It has come to light that the New York City Police Department has been secretly spying on Muslim student groups at colleges in New York and across the East Coast. Officers were even placed at universities to monitor and report on the activities of Muslim students without justified cause of wrongdoing. The NYPD unfairly targeted hundreds of innocent college students in violation of fundamental liberties. It’s frightening to see the abuse of power caused by Islamophobia. A thorough investigation is needed to ensure such unwarranted surveillance never occurs again.
On Saturday, the Associated Press reported that the NYPD had compiled a 60-page report on Muslims living in Long Island and New York City. The reports detailed conversations and contained video recordings of mosques and other community events, in addition to personal information about individuals. Later, the AP also divulged that the NYPD monitored Muslim college students along the East Coast. Every week Police Commissioner Raymond Kelly was updated with information. These reports included names of students, how many times a day they prayed and their organizations and activities.

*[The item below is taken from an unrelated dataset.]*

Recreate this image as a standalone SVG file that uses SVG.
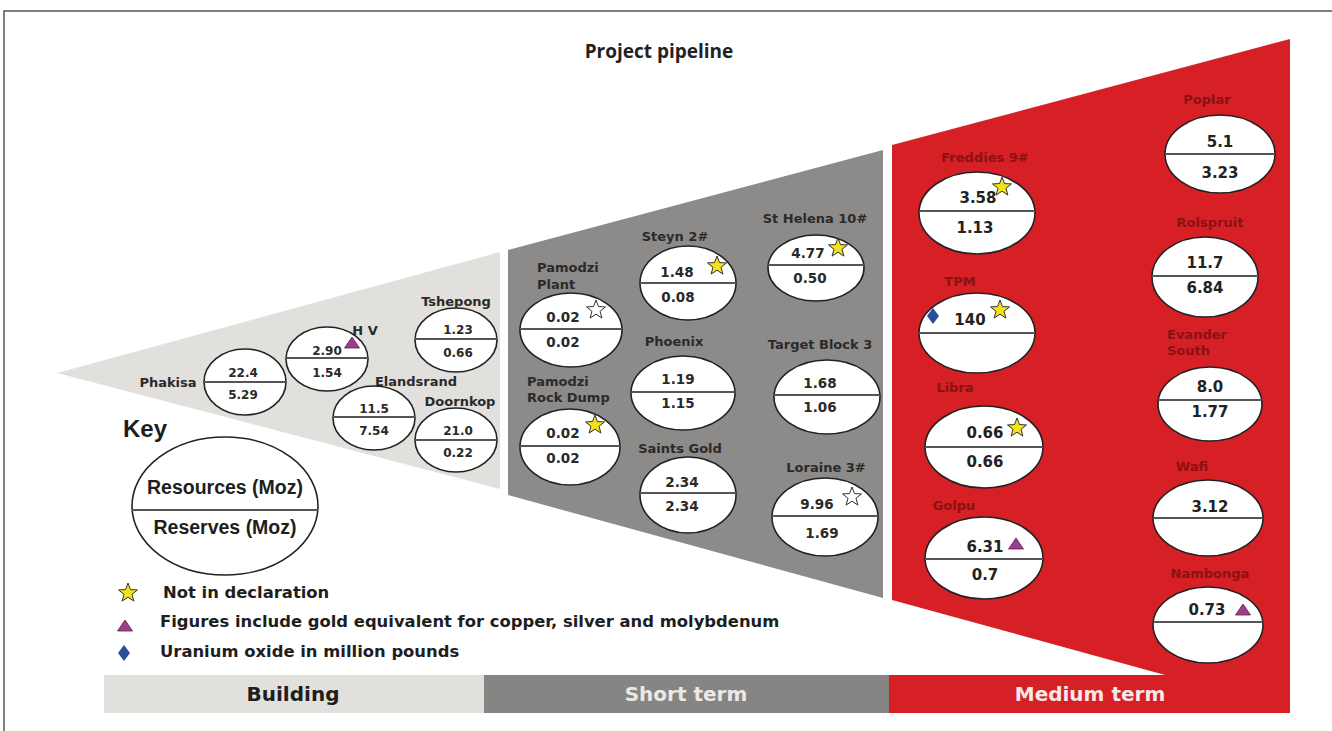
<svg xmlns="http://www.w3.org/2000/svg" width="1332" height="731" viewBox="0 0 1332 731">
  <style>
    .lbl { font-family: "DejaVu Sans", sans-serif; font-weight: 700; font-size: 13px; fill: #2a2a2a; }
    .lblr { font-family: "DejaVu Sans", sans-serif; font-weight: 700; font-size: 13px; fill: #8a1212; }
    .c { text-anchor: middle; }
    .v1 { font-family: "DejaVu Sans", sans-serif; font-weight: 700; font-size: 12px; fill: #2a2a2a; text-anchor: middle; }
    .v2 { font-family: "DejaVu Sans", sans-serif; font-weight: 700; font-size: 13.5px; fill: #2a2a2a; text-anchor: middle; }
    .v3 { font-family: "DejaVu Sans", sans-serif; font-weight: 700; font-size: 15px; fill: #222; text-anchor: middle; }
    .ell { fill: #ffffff; stroke: #222; stroke-width: 1.6; }
    .div { stroke: #555; stroke-width: 2.2; }
    .key { font-family: "Liberation Sans", Arial, sans-serif; font-weight: 700; fill: #1e1e1e; }
    .leg { font-family: "DejaVu Sans", sans-serif; font-weight: 700; font-size: 16.4px; fill: #1e1e1e; }
    .bar { font-family: "DejaVu Sans", sans-serif; font-weight: 700; font-size: 20px; text-anchor: middle; }
    .ys { fill: #f1e21a; stroke: #333; stroke-width: 1; }
    .ws { fill: #ffffff; stroke: #333; stroke-width: 1; }
    .tr { fill: #9c3e88; stroke: #5a2050; stroke-width: 0.8; }
    .dm { fill: #2b4f96; }
  </style>
  <defs>
    <path id="star" d="M0,-10 L2.48,-3.41 L9.51,-3.09 L4.01,1.3 L5.88,8.09 L0,4.2 L-5.88,8.09 L-4.01,1.3 L-9.51,-3.09 L-2.48,-3.41 Z"/>
    <path id="tri" d="M0,-6 L7.5,5 L-7.5,5 Z"/>
    <path id="dia" d="M0,-8 L6,0 L0,8 L-6,0 Z"/>
  </defs>

  <!-- frame -->
  <path d="M4,731 V11 H1332" fill="none" stroke="#555" stroke-width="1.5"/>

  <text x="659" y="58" text-anchor="middle" font-family="'Open Sans', sans-serif" font-weight="700" font-size="19" fill="#222">Project pipeline</text>

  <!-- stage bands -->
  <polygon points="57,373 500,252 500,489" fill="#e2e0dd"/>
  <polygon points="508,250 883,150 883,598 508,495" fill="#8d8b89"/>
  <polygon points="892,145 1290,39 1290,675 1165,675 892,600" fill="#d71f26"/>

  <!-- bottom bar -->
  <g id="bar">
    <rect x="104" y="675" width="380" height="38" fill="#e2e0dd"/>
    <rect x="484" y="675" width="405" height="38" fill="#878583"/>
    <rect x="889" y="675" width="401" height="38" fill="#d71f26"/>
    <text class="bar" x="293" y="701" fill="#1e1e1e">Building</text>
    <text class="bar" x="686" y="701" fill="#ebe9e6">Short term</text>
    <text class="bar" x="1090" y="701" fill="#f8e8e8">Medium term</text>
  </g>

  <!-- Building -->
  <g id="phakisa">
    <text class="lbl c" x="168" y="387">Phakisa</text>
    <ellipse class="ell" cx="245" cy="382" rx="41" ry="33"/>
    <line class="div" x1="204" y1="382" x2="286" y2="382"/>
    <text class="v1" x="243" y="377">22.4</text>
    <text class="v1" x="243" y="399">5.29</text>
  </g>
  <g id="hv">
    <text class="lbl c" x="365" y="335">H V</text>
    <ellipse class="ell" cx="327" cy="359" rx="41" ry="32"/>
    <line class="div" x1="286" y1="358" x2="368" y2="358"/>
    <text class="v1" x="327" y="355">2.90</text>
    <text class="v1" x="327" y="377">1.54</text>
    <use href="#tri" x="352" y="343" class="tr"/>
  </g>
  <g id="tshepong">
    <text class="lbl c" x="456" y="306">Tshepong</text>
    <ellipse class="ell" cx="456" cy="340" rx="41" ry="32"/>
    <line class="div" x1="415" y1="339" x2="497" y2="339"/>
    <text class="v1" x="458" y="334">1.23</text>
    <text class="v1" x="458" y="357">0.66</text>
  </g>
  <g id="elandsrand">
    <text class="lbl c" x="416" y="386">Elandsrand</text>
    <ellipse class="ell" cx="374" cy="418" rx="41" ry="32"/>
    <line class="div" x1="333" y1="417" x2="415" y2="417"/>
    <text class="v1" x="374" y="413">11.5</text>
    <text class="v1" x="374" y="435">7.54</text>
  </g>
  <g id="doornkop">
    <text class="lbl c" x="460" y="406">Doornkop</text>
    <ellipse class="ell" cx="456" cy="440" rx="41" ry="32"/>
    <line class="div" x1="415" y1="440" x2="497" y2="440"/>
    <text class="v1" x="458" y="435">21.0</text>
    <text class="v1" x="458" y="457">0.22</text>
  </g>

  <!-- Short term -->
  <g id="pamodzi-plant">
    <text class="lbl" x="537" y="272">Pamodzi</text>
    <text class="lbl" x="537" y="289">Plant</text>
    <ellipse class="ell" cx="571" cy="330" rx="51" ry="37"/>
    <line class="div" x1="520" y1="329" x2="622" y2="329"/>
    <text class="v2" x="563" y="322">0.02</text>
    <text class="v2" x="563" y="347">0.02</text>
    <use href="#star" x="596" y="310" class="ws"/>
  </g>
  <g id="pamodzi-rock">
    <text class="lbl" x="527" y="386">Pamodzi</text>
    <text class="lbl" x="527" y="402">Rock Dump</text>
    <ellipse class="ell" cx="570" cy="447" rx="50" ry="38"/>
    <line class="div" x1="520" y1="446" x2="620" y2="446"/>
    <text class="v2" x="563" y="438">0.02</text>
    <text class="v2" x="563" y="463">0.02</text>
    <use href="#star" x="595" y="425" class="ys"/>
  </g>
  <g id="steyn">
    <text class="lbl c" x="675" y="241">Steyn 2#</text>
    <ellipse class="ell" cx="688" cy="283" rx="48" ry="37"/>
    <line class="div" x1="640" y1="283" x2="736" y2="283"/>
    <text class="v2" x="677" y="277">1.48</text>
    <text class="v2" x="678" y="302">0.08</text>
    <use href="#star" x="717" y="266" class="ys"/>
  </g>
  <g id="phoenix">
    <text class="lbl c" x="674" y="346">Phoenix</text>
    <ellipse class="ell" cx="683" cy="393" rx="52" ry="37"/>
    <line class="div" x1="631" y1="392" x2="735" y2="392"/>
    <text class="v2" x="678" y="384">1.19</text>
    <text class="v2" x="678" y="408">1.15</text>
  </g>
  <g id="saints-gold">
    <text class="lbl c" x="680" y="453">Saints Gold</text>
    <ellipse class="ell" cx="688" cy="495" rx="48" ry="38"/>
    <line class="div" x1="640" y1="493" x2="736" y2="493"/>
    <text class="v2" x="682" y="487">2.34</text>
    <text class="v2" x="682" y="511">2.34</text>
  </g>
  <g id="st-helena">
    <text class="lbl c" x="815" y="223">St Helena 10#</text>
    <ellipse class="ell" cx="816" cy="268" rx="48" ry="33"/>
    <line class="div" x1="768" y1="265" x2="864" y2="265"/>
    <text class="v2" x="808" y="258">4.77</text>
    <text class="v2" x="810" y="283">0.50</text>
    <use href="#star" x="838" y="248" class="ys"/>
  </g>
  <g id="target-block">
    <text class="lbl c" x="820" y="349">Target Block 3</text>
    <ellipse class="ell" cx="827" cy="397" rx="53" ry="37"/>
    <line class="div" x1="774" y1="395" x2="880" y2="395"/>
    <text class="v2" x="820" y="388">1.68</text>
    <text class="v2" x="820" y="412">1.06</text>
  </g>
  <g id="loraine">
    <text class="lbl c" x="826" y="472">Loraine 3#</text>
    <ellipse class="ell" cx="825" cy="517" rx="53" ry="39"/>
    <line class="div" x1="772" y1="516" x2="878" y2="516"/>
    <text class="v2" x="817" y="509">9.96</text>
    <text class="v2" x="822" y="538">1.69</text>
    <use href="#star" x="852" y="497" class="ws"/>
  </g>

  <!-- Medium term, left column -->
  <g id="freddies">
    <text class="lblr c" x="985" y="162">Freddies 9#</text>
    <ellipse class="ell" cx="977" cy="213" rx="58" ry="41"/>
    <line class="div" x1="919" y1="211" x2="1035" y2="211"/>
    <text class="v3" x="978" y="203">3.58</text>
    <text class="v3" x="975" y="233">1.13</text>
    <use href="#star" x="1002" y="187" class="ys"/>
  </g>
  <g id="tpm">
    <text class="lblr c" x="960" y="286">TPM</text>
    <ellipse class="ell" cx="977" cy="333" rx="58" ry="40"/>
    <line class="div" x1="919" y1="333" x2="1035" y2="333"/>
    <use href="#dia" x="933" y="316" class="dm"/>
    <text class="v3" x="970" y="325">140</text>
    <use href="#star" x="1000" y="310" class="ys"/>
  </g>
  <g id="libra">
    <text class="lblr c" x="955" y="392">Libra</text>
    <ellipse class="ell" cx="984" cy="447" rx="59" ry="41"/>
    <line class="div" x1="925" y1="447" x2="1043" y2="447"/>
    <text class="v3" x="985" y="438">0.66</text>
    <text class="v3" x="985" y="467">0.66</text>
    <use href="#star" x="1017" y="428" class="ys"/>
  </g>
  <g id="golpu">
    <text class="lblr c" x="954" y="510">Golpu</text>
    <ellipse class="ell" cx="984" cy="558" rx="59" ry="41"/>
    <line class="div" x1="925" y1="559" x2="1043" y2="559"/>
    <text class="v3" x="985" y="552">6.31</text>
    <use href="#tri" x="1016" y="544" class="tr"/>
    <text class="v3" x="985" y="580">0.7</text>
  </g>

  <!-- Medium term, right column -->
  <g id="poplar">
    <text class="lblr c" x="1207" y="104">Poplar</text>
    <ellipse class="ell" cx="1220" cy="154" rx="55" ry="39"/>
    <line class="div" x1="1165" y1="154" x2="1275" y2="154"/>
    <text class="v3" x="1220" y="147">5.1</text>
    <text class="v3" x="1220" y="178">3.23</text>
  </g>
  <g id="rolspruit">
    <text class="lblr c" x="1210" y="227">Rolspruit</text>
    <ellipse class="ell" cx="1205" cy="277" rx="53" ry="40"/>
    <line class="div" x1="1152" y1="276" x2="1258" y2="276"/>
    <text class="v3" x="1205" y="268">11.7</text>
    <text class="v3" x="1205" y="293">6.84</text>
  </g>
  <g id="evander">
    <text class="lblr" x="1167" y="339">Evander</text>
    <text class="lblr" x="1167" y="355">South</text>
    <ellipse class="ell" cx="1210" cy="404" rx="52" ry="37"/>
    <line class="div" x1="1158" y1="400" x2="1262" y2="400"/>
    <text class="v3" x="1210" y="392">8.0</text>
    <text class="v3" x="1210" y="417">1.77</text>
  </g>
  <g id="wafi">
    <text class="lblr c" x="1192" y="471">Wafi</text>
    <ellipse class="ell" cx="1208" cy="518" rx="55" ry="38"/>
    <line class="div" x1="1153" y1="518" x2="1263" y2="518"/>
    <text class="v3" x="1210" y="512">3.12</text>
  </g>
  <g id="nambonga">
    <text class="lblr c" x="1210" y="578">Nambonga</text>
    <ellipse class="ell" cx="1208" cy="625" rx="55" ry="38"/>
    <line class="div" x1="1153" y1="622" x2="1263" y2="622"/>
    <text class="v3" x="1207" y="615">0.73</text>
    <use href="#tri" x="1243" y="610" class="tr"/>
  </g>

  <!-- Key -->
  <g id="key">
    <text class="key" x="123" y="437" font-size="24">Key</text>
    <ellipse class="ell" cx="225" cy="506" rx="93" ry="69"/>
    <line class="div" x1="132" y1="510" x2="318" y2="510"/>
    <text class="key" x="225" y="494" font-size="19.5" text-anchor="middle">Resources (Moz)</text>
    <text class="key" x="225" y="534" font-size="19.5" text-anchor="middle">Reserves (Moz)</text>
  </g>
  <g id="legend">
    <use href="#star" x="128" y="593" class="ys"/>
    <text class="leg" x="163" y="598">Not in declaration</text>
    <use href="#tri" x="125" y="626" class="tr"/>
    <text class="leg" x="160" y="627">Figures include gold equivalent for copper, silver and molybdenum</text>
    <use href="#dia" x="124" y="653" class="dm"/>
    <text class="leg" x="160" y="657">Uranium oxide in million pounds</text>
  </g>
</svg>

In a bizarre case in April 2008, one undercover NYPD officer traveled to upstate New York with 18 Muslim students of the City College of New York’s Muslim Student Association. The students prayed, discussed Islam and went white-water rafting — all of it was recorded daily by the undercover officer. Without cause, their names were reported back to the NYPD for further investigation. This is alarming in a country where freedom of religion, civil liberties and the notion that someone is innocent until proven guilty are all encouraged.
It’s especially alarming that the cities and universities where this monitoring occurred weren’t informed beforehand. The NYPD initially began surveillance only within New York City, but soon expanded as far as the University of Pennsylvania, Syracuse University, Yale University and Rutgers University. Not only are these universities outside of NYPD’s jurisdiction, but they were unaware of the secret surveillance happening on their campuses. The NYPD clearly overreached, and this breach of policy and power is alarming, especially considering the strength and size of the NYPD.
Police spokesman Paul Browne defended the actions taken by NYPD by saying that 12 individuals convicted and arrested on terrorism charges in the past had been members of Muslim Student Associations. Browne’s argument nowhere near justifies the surveillance of an innocent group of college students without any cause of suspicion. The NYPD’s actions take racial profiling to a new level, instilling suspicion and fear among communities, infracting upon the rights of Muslim Americans and perpetuating Islamophobia.
Muslim Americans are constantly being forced to defend their personal religion and heritage, and demonizing an entire religion for the actions of an overwhelming minority is irrational.
The surveillance of these students is shameful for the NYPD. It had no right or jurisdiction to vilify innocent students across the United States for no reason, beside their religion. To work toward an inclusive and diverse America, public officials should be working toward, not against, tolerance.